Sebenarnya, cara paling ampuh untuk mendiagnosis TB adalah, dengan melakukan pemeriksaan dahak. Sayangnya, pemeriksaan ini susah dilakukan pada anak-anak. Tak mudah kan menyuruh anak kecil berdahak? Apalagi, seringkali dahak malah ditelannya, sehingga masuk pencernaan.

Jadi, pendeteksian TB pada anak biasanya dilakukan dengan cara memeriksa cairan lambungnya. Hanya saja, akurasi pemeriksaan ini jauh lebih rendah ketimbang pemeriksaan dahak.

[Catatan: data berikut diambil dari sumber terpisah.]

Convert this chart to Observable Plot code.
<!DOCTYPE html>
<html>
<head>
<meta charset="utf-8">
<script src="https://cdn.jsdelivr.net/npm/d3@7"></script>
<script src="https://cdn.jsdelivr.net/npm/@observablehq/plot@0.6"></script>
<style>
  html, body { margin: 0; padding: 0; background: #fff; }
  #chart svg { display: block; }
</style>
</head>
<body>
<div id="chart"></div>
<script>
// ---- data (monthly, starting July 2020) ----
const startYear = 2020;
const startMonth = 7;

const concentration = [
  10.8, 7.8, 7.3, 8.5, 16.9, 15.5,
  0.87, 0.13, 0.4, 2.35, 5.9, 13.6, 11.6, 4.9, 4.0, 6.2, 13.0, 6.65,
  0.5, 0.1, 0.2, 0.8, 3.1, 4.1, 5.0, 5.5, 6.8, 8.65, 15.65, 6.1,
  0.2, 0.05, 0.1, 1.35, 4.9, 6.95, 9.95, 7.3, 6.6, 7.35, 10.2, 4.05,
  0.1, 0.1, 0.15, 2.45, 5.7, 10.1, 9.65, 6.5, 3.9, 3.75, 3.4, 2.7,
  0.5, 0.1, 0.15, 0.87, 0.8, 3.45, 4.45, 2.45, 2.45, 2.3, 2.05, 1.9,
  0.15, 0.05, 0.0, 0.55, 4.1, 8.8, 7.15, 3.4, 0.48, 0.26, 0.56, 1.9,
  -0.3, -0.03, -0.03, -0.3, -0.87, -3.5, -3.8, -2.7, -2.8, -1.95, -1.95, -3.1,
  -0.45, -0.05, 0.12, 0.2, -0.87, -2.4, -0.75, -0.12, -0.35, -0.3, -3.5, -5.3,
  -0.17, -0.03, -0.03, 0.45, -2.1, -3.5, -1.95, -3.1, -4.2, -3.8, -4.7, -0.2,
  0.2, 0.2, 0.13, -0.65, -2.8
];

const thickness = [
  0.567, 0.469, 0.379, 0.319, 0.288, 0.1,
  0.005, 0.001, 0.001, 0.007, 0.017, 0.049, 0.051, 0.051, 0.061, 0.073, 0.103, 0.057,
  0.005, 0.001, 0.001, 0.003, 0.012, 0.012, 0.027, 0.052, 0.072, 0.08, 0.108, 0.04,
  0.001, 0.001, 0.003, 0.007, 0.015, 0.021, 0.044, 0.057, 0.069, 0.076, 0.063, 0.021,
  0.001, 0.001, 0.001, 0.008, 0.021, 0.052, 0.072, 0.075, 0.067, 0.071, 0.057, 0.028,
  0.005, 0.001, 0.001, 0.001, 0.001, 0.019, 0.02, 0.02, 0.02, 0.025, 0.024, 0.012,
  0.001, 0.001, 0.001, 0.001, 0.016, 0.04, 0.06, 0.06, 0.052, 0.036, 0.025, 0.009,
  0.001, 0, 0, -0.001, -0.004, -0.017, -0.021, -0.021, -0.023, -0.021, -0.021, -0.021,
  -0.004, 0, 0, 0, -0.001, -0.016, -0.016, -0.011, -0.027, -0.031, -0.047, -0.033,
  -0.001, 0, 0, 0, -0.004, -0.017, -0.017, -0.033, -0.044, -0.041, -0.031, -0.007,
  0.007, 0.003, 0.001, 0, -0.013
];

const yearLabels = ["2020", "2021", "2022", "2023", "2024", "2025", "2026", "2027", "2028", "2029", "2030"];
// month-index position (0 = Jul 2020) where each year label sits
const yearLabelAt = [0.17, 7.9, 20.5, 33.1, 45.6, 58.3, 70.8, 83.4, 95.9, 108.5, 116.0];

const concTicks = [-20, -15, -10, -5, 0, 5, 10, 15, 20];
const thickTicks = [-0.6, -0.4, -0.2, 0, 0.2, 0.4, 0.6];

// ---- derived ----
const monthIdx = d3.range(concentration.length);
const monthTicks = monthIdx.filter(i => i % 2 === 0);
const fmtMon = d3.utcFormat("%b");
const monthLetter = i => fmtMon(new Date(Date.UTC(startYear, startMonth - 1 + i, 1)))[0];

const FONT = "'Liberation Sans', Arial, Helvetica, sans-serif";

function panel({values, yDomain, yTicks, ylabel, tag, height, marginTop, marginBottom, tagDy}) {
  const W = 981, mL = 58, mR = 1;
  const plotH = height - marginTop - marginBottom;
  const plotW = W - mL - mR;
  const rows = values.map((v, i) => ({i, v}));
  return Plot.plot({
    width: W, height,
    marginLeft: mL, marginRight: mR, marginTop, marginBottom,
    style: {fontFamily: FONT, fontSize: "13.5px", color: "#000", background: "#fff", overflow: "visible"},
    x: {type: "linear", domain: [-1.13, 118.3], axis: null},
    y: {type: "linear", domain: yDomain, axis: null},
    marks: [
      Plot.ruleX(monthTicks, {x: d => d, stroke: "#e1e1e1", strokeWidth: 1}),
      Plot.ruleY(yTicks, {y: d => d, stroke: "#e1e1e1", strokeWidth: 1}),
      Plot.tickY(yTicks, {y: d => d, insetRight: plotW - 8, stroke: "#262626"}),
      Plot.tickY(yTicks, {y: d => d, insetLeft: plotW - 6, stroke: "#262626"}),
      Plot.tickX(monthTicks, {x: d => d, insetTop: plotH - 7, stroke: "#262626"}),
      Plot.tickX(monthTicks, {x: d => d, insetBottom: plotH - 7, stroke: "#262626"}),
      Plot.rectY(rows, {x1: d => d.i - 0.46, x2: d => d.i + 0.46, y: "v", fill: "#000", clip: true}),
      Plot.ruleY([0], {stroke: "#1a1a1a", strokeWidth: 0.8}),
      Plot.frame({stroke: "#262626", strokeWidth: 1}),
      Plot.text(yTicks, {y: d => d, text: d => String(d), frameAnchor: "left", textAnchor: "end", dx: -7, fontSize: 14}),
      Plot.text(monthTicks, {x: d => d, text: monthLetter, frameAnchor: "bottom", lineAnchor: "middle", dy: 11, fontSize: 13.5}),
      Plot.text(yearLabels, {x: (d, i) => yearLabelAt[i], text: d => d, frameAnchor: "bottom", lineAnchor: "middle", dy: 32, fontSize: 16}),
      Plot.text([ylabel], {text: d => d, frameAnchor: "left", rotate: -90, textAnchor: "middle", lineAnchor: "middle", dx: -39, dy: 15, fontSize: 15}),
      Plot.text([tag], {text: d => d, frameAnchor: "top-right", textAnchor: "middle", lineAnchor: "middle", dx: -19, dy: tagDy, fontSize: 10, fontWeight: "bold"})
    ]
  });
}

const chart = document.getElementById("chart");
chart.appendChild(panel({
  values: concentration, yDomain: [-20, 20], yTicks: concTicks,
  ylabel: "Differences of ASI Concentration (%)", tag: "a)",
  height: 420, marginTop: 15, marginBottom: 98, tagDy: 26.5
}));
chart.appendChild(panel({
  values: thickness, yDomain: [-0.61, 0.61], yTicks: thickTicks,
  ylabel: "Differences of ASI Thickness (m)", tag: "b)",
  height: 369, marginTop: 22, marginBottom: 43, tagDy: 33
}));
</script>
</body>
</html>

Lalu, bila anak dicurigai menderita TB, dokter akan melakukan serangkaian tes. Setelah pemeriksaan fisik, juga akan dilakukan pemeriksaan rontgen dan uji tuberkulin (uji Mantoux). Apa itu uji Mantoux? Menyuntikkan ekstrak protein dari kuman TB ke dalam kulit. Jika reaksi kulit si kecil adalah menonjol dengan garis tengah sama atau lebih dari 10 mm, ini dapat berarti ia pernah berkontak dengan orang dewasa penderita TB.

Kuman super bandel

Bila anak berkontak dengan penderita TB, sebenarnya belum tentu ia langsung sakit. Kalau sel darah putih yang notabene berfungsi sebagai pasukan pertahanan tubuhnya kuat, maka kuman-kuman TB akan langsung mati.

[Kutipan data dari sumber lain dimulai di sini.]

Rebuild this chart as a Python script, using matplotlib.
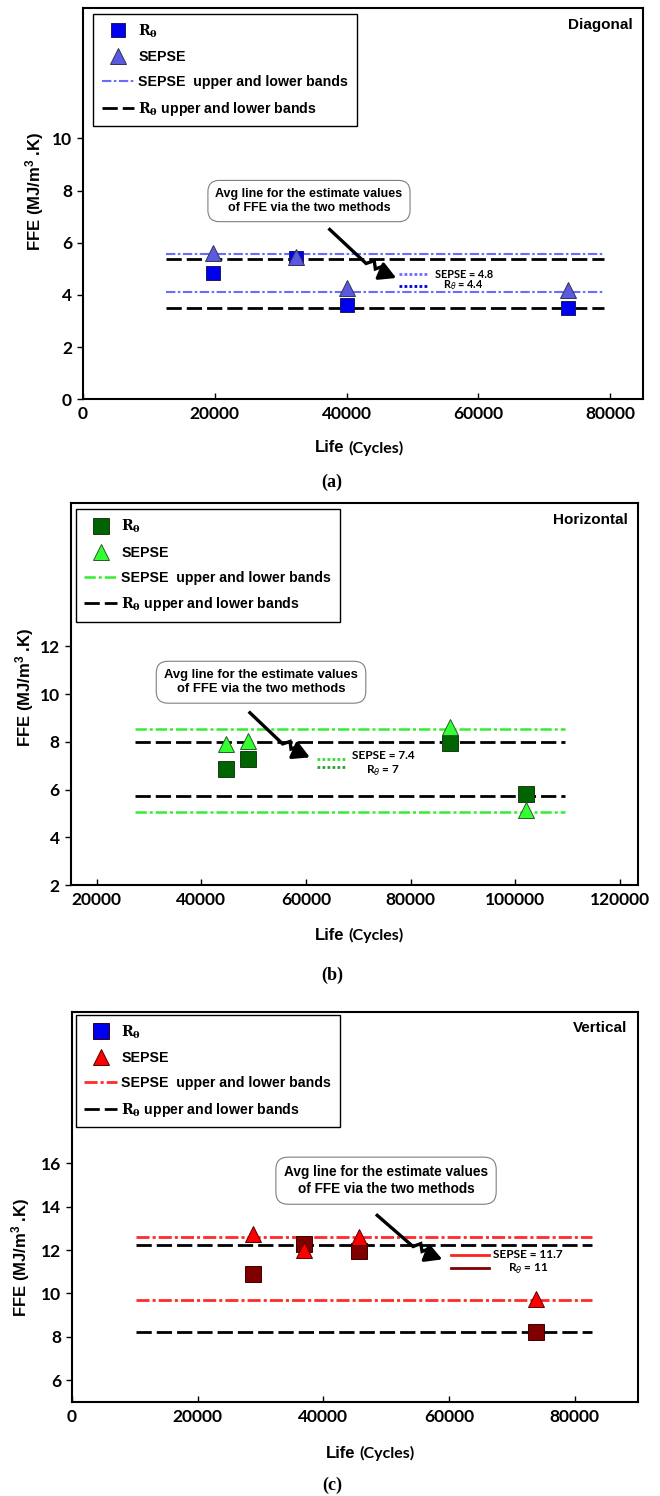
import numpy as np
import matplotlib
matplotlib.use('Agg')
import matplotlib.pyplot as plt
from matplotlib.lines import Line2D
from matplotlib.font_manager import FontProperties
from matplotlib.transforms import IdentityTransform

plt.rcParams['font.family'] = ['Liberation Sans', 'DejaVu Sans']
plt.rcParams['mathtext.fontset'] = 'custom'
plt.rcParams['mathtext.rm'] = 'Liberation Sans'
plt.rcParams['mathtext.bf'] = 'Liberation Sans:bold'
plt.rcParams['mathtext.it'] = 'Liberation Sans:italic'

# ---- data ----
# (a) diagonal
diag_life = [19700, 32400, 40000, 73600]
diag_r = [4.85, 5.4, 3.6, 3.5]
diag_sepse = [5.62, 5.45, 4.25, 4.18]
diag_r_band = [5.38, 3.5]
diag_sepse_band = [5.58, 4.12]
diag_avg = [4.8, 4.4]          # SEPSE, R_theta
diag_avg_lines = [4.8, 4.36]

# (b) horizontal
hor_life = [44700, 49000, 87500, 102000]
hor_r = [6.85, 7.3, 7.97, 5.8]
hor_sepse = [7.9, 8.05, 8.62, 5.15]
hor_r_band = [7.98, 5.75]
hor_sepse_band = [8.55, 5.07]
hor_avg = [7.4, 7]
hor_avg_lines = [7.28, 6.93]

# (c) vertical
ver_life = [28800, 36900, 45600, 73800]
ver_r = [10.9, 12.3, 11.95, 8.23]
ver_sepse = [12.72, 12.0, 12.62, 9.72]
ver_r_band = [12.22, 8.23]
ver_sepse_band = [12.62, 9.7]
ver_avg = [11.7, 11]
ver_avg_lines = [11.77, 11.15]

box_text = 'Avg line for the estimate values\nof FFE via the two methods'

W, H = 660, 1496
fig = plt.figure(figsize=(W / 100, H / 100), dpi=100)


def px_axes(l, r, t, b):
    return fig.add_axes([l / W, 1 - b / H, (r - l) / W, (b - t) / H])


def zigzag_arrow(ax, start, end):
    p0 = ax.transData.transform(start)
    p1 = ax.transData.transform(end)
    d = p1 - p0
    L = np.hypot(*d)
    u = d / L
    n = np.array([-u[1], u[0]])
    k = L / 82.0
    steps = [(0, 0), (0.60, -6), (0.66, 1), (0.73, -5), (0.78, 1), (0.84, -3)]
    pts = np.array([p0 + t * d + s * k * n for t, s in steps])
    fig.add_artist(Line2D(pts[:, 0], pts[:, 1], transform=IdentityTransform(),
                          color='black', lw=2.4, solid_joinstyle='miter'))
    ax.annotate('', xy=p1, xycoords='figure pixels', xytext=pts[-1], textcoords='figure pixels',
                arrowprops=dict(arrowstyle='-|>,head_length=1.0,head_width=0.55', color='black',
                                lw=2.4, shrinkA=0, shrinkB=0, mutation_scale=10))


def panel(ax, life, r, sepse, r_band, sepse_band, band_span, cols, xlim, ylim, xticks, yticks,
          name, legend_anchor, box_xy, box_fs, arrow, avg, avg_lines, avg_x, avg_text_x, avg_dy,
          avg_style, avg_fs, band_dash, band_lw, ms, leg_sq_col=None):
    sq_col, sq_edge, tri_col, tri_edge, band_col, avg_cols = cols
    ax.set_xlim(*xlim)
    ax.set_ylim(*ylim)
    for v in sepse_band:
        ax.plot(band_span, [v, v], color=band_col, lw=band_lw, dashes=band_dash, zorder=2)
    for v in r_band:
        ax.plot(band_span, [v, v], color='black', lw=2, dashes=(5.5, 1.8), zorder=2)
    ax.plot(life, r, ls='none', marker='s', ms=ms, mfc=sq_col, mec=sq_edge, mew=0.7, zorder=3)
    ax.plot(life, sepse, ls='none', marker='^', ms=ms + 0.5, mfc=tri_col, mec=tri_edge, mew=0.7, zorder=4)

    ax.set_xticks(xticks, [str(t) for t in xticks], fontfamily='Lato', fontweight='bold', fontsize=12.5)
    ax.set_yticks(yticks, [str(t) for t in yticks], fontfamily='Lato', fontweight='bold', fontsize=12.5)
    ax.tick_params(axis='x', direction='in', length=4, width=1, pad=5, top=False)
    ax.tick_params(axis='y', direction='out', length=4, width=1, pad=4, right=False)
    for s in ax.spines.values():
        s.set_linewidth(1.5)

    ax.text(0.982, 0.975, name, transform=ax.transAxes, ha='right', va='top',
            fontsize=11, fontweight='bold')

    handles = [
        Line2D([], [], ls='none', marker='s', ms=ms, mfc=leg_sq_col or sq_col, mec=sq_edge, mew=0.7),
        Line2D([], [], ls='none', marker='^', ms=ms + 0.5, mfc=tri_col, mec=tri_edge, mew=0.7),
        Line2D([], [], color=band_col, lw=band_lw, dashes=band_dash),
        Line2D([], [], color='black', lw=2, dashes=(5.5, 1.8)),
    ]
    labels = [r'$\mathbf{R_{\theta}}$', 'SEPSE', 'SEPSE  upper and lower bands',
              r'$\mathbf{R_{\theta}}$ upper and lower bands']
    prop = FontProperties(family='Liberation Sans', weight='bold', size=10.2, math_fontfamily='dejavuserif')
    leg = ax.legend(handles, labels, loc='upper left', bbox_to_anchor=legend_anchor, borderaxespad=0,
                    prop=prop, fancybox=False, edgecolor='black', framealpha=1, handlelength=2.3,
                    handletextpad=0.3, labelspacing=0.75, borderpad=0.6)
    leg.get_frame().set_linewidth(1)

    ax.text(box_xy[0], box_xy[1], box_text, ha='center', va='center', fontsize=box_fs,
            fontweight='bold', zorder=6, linespacing=1.25,
            bbox=dict(boxstyle='round,pad=0.6,rounding_size=0.9', fc='white', ec='#7f7f7f', lw=0.8))
    zigzag_arrow(ax, arrow[0], arrow[1])

    for v, c in zip(avg_lines, avg_cols):
        ax.plot(avg_x, [v, v], color=c, **avg_style)
    ax.annotate('SEPSE = %s' % avg[0], (avg_text_x, avg_lines[0]), xytext=(0, avg_dy),
                textcoords='offset points', ha='center', va='center',
                fontsize=avg_fs, fontweight='bold', fontfamily='Lato')
    ax.annotate(r'R$_{\theta}$ = %s' % avg[1], (avg_text_x, avg_lines[1]), xytext=(0, -avg_dy),
                textcoords='offset points', ha='center', va='center',
                fontsize=avg_fs, fontweight='bold', fontfamily='Lato', math_fontfamily='dejavusans')


def labels(life_x, life_y, cap_y, cap_label, ylab_x, ylab_y):
    fig.text(life_x / W, 1 - life_y / H, 'Life', ha='right', va='center', fontsize=12, fontweight='bold')
    fig.text((life_x + 4) / W, 1 - life_y / H, '(Cycles)', ha='left', va='center', fontsize=11.5,
             fontfamily='Lato', fontweight='bold')
    fig.text(332 / W, 1 - cap_y / H, cap_label, ha='center', va='center', fontsize=13,
             fontfamily='Liberation Serif', fontweight='bold')
    fig.text(ylab_x / W, 1 - ylab_y / H, r'FFE (MJ/m$^{\mathbf{3}}$ .K)', rotation=90, ha='center',
             va='center', fontsize=12, fontweight='bold')


# (a)
ax_a = px_axes(83, 643, 8, 399.3)
panel(ax_a, diag_life, diag_r, diag_sepse, diag_r_band, diag_sepse_band, [12600, 79100],
      ('#0000f0', '#1a1a60', '#5a5ae0', '#333355', '#6b6bff', ['#6b6bff', '#0000dd']),
      (0, 85000), (0, 15), [0, 20000, 40000, 60000, 80000], [0, 2, 4, 6, 8, 10],
      'Diagonal', (0.018, 0.985), (34300, 7.6), 9, [(37450, 6.51), (47550, 4.65)],
      diag_avg, diag_avg_lines, [48000, 52400], 57800, 0,
      dict(lw=2, ls=(0, (1, 0.8))), 7.8, (4.5, 1.2, 1.2, 1.2), 1.5, 10.5)
labels(344, 448, 482, '(a)', 35, 191)

# (b)
ax_b = px_axes(70.7, 638, 503.3, 885)
panel(ax_b, hor_life, hor_r, hor_sepse, hor_r_band, hor_sepse_band, [27300, 109500],
      ('#006400', '#1a3a1a', '#33ff33', '#2a5a2a', '#33ee33', ['#33dd33', '#2e9e2e']),
      (15000, 123500), (2, 18), [20000, 40000, 60000, 80000, 100000, 120000], [2, 4, 6, 8, 10, 12],
      'Horizontal', (0.0093, 0.984), (51400, 10.5), 9.4, [(49280, 9.22), (60750, 7.35)],
      hor_avg, hor_avg_lines, [62100, 67770], 74700, 2.5,
      dict(lw=2, ls=(0, (1, 0.8))), 8.5, (4.5, 1.2, 1.2, 1.2), 1.8, 11)
labels(344, 935, 975, '(b)', 25, 687)

# (c)
ax_c = px_axes(72, 637.7, 1011.7, 1401.7)
panel(ax_c, ver_life, ver_r, ver_sepse, ver_r_band, ver_sepse_band, [10260, 82800],
      ('#800000', '#3a0000', '#ff0000', '#550000', '#ff2a2a', ['#ff2020', '#800000']),
      (0, 90000), (5, 23), [0, 20000, 40000, 60000, 80000], [6, 8, 10, 12, 14, 16],
      'Vertical', (0.007, 0.992), (49960, 15.2), 9.8, [(48560, 13.6), (58920, 11.57)],
      ver_avg, ver_avg_lines, [60350, 66340], 72520, 0.5,
      dict(lw=2, ls='-'), 8.5, (4.7, 1.1, 1.1, 1.1), 2, 11, leg_sq_col='#0000f0')
labels(355, 1453, 1485, '(c)', 21, 1257)

fig.savefig('out.png', dpi=100)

Namun, bisa juga kuman yang super bandel itu berhasil masuk ke tubuh. Nah, kuman yang lolos sensor ini dibagi jadi 2. Pertama, kuman yang tenang-tenang saja berada dalam tubuh dan jumlahnya hanya sedikit. Kedua, kuman yang masuknya “serombongan” serta biasanya aktif. Sebagai catatan, masa inkubasi (masa antara masuknya kuman ke dalam tubuh hingga timbul gejala penyakit) penyakit ini sekitar 2-10 minggu.

Kalau sudah begini, bagaimana cara menangani si kecil? Ia perlu minum obat-obatan. Umumnya, masa pengobatan berlangsung selama 6 bulan. Sayangnya, selesai pengobatan, kuman TB dalam tubuh si kecil tidak akan lenyap 100%. Selalu saja ada kuman yang tertinggal dan terus menghuni tubuhnya. Di mana sih tempat favorit kuman super bandel itu? Di paru-paru kanan atas.

Meski kuman kelihatannya tenang, ini bukan berarti kondisi anak pasti aman. Sekalipun sudah pernah terkena TB dan telah menjalani pengobatan secara tuntas, tetap saja ia jadi incaran kuman yang hobinya ngendon itu. Belum lagi, kalau kondisi si kecil memburuk, seperti menderita campak, mau tidak mau kuman TB jadi aktif. Nah, kondisi seperti ini disebut reaktifasi. “Makanya, tubuh anak harus terus dijaga hingga dewasa kelak. Dengan begitu, kuman itu tidak sempat jadi aktif. Sayangnya, kasus yang paling banyak terjadi di Indonesia adalah jenis yang reaktifasi ini,” kata dr. Bambang.

Untung bisa dicegah

Hingga kini, cara terbaik mengurangi risiko terinfeksi TB adalah melakukan imunisasi BCG pada bayi usia 2 bulan. Meski tidak bisa melindungi 100%, imunisasi ini bisa menghindari anak dari risiko akibat memberatnya infeksi TB yang dideritanya. Misalnya, kuman menyebar ke otak dan menyebabkan radang selaput otak.

Apa lagi? Oke, si kecil telah diimunisasi BCG. Namun, kalau selama masa pertumbuhan, ia tidak memperoleh gizi yang baik, tubuhnya tidak pernah sehat dan bugar, bahkan masih ditambah lagi dengan kondisi lingkungannya tidak sehat (kotor dan lembap), ya TB akan terus mengintainya.
Jadi, kalau mau balita Anda terhindar dari TB, segeralah benahi pola hidupnya. Caranya? Selalu mengonsumsi makanan bergizi seimbang, rajin berolahraga, cukup istirahat, serta menjaga kebersihan lingkungan.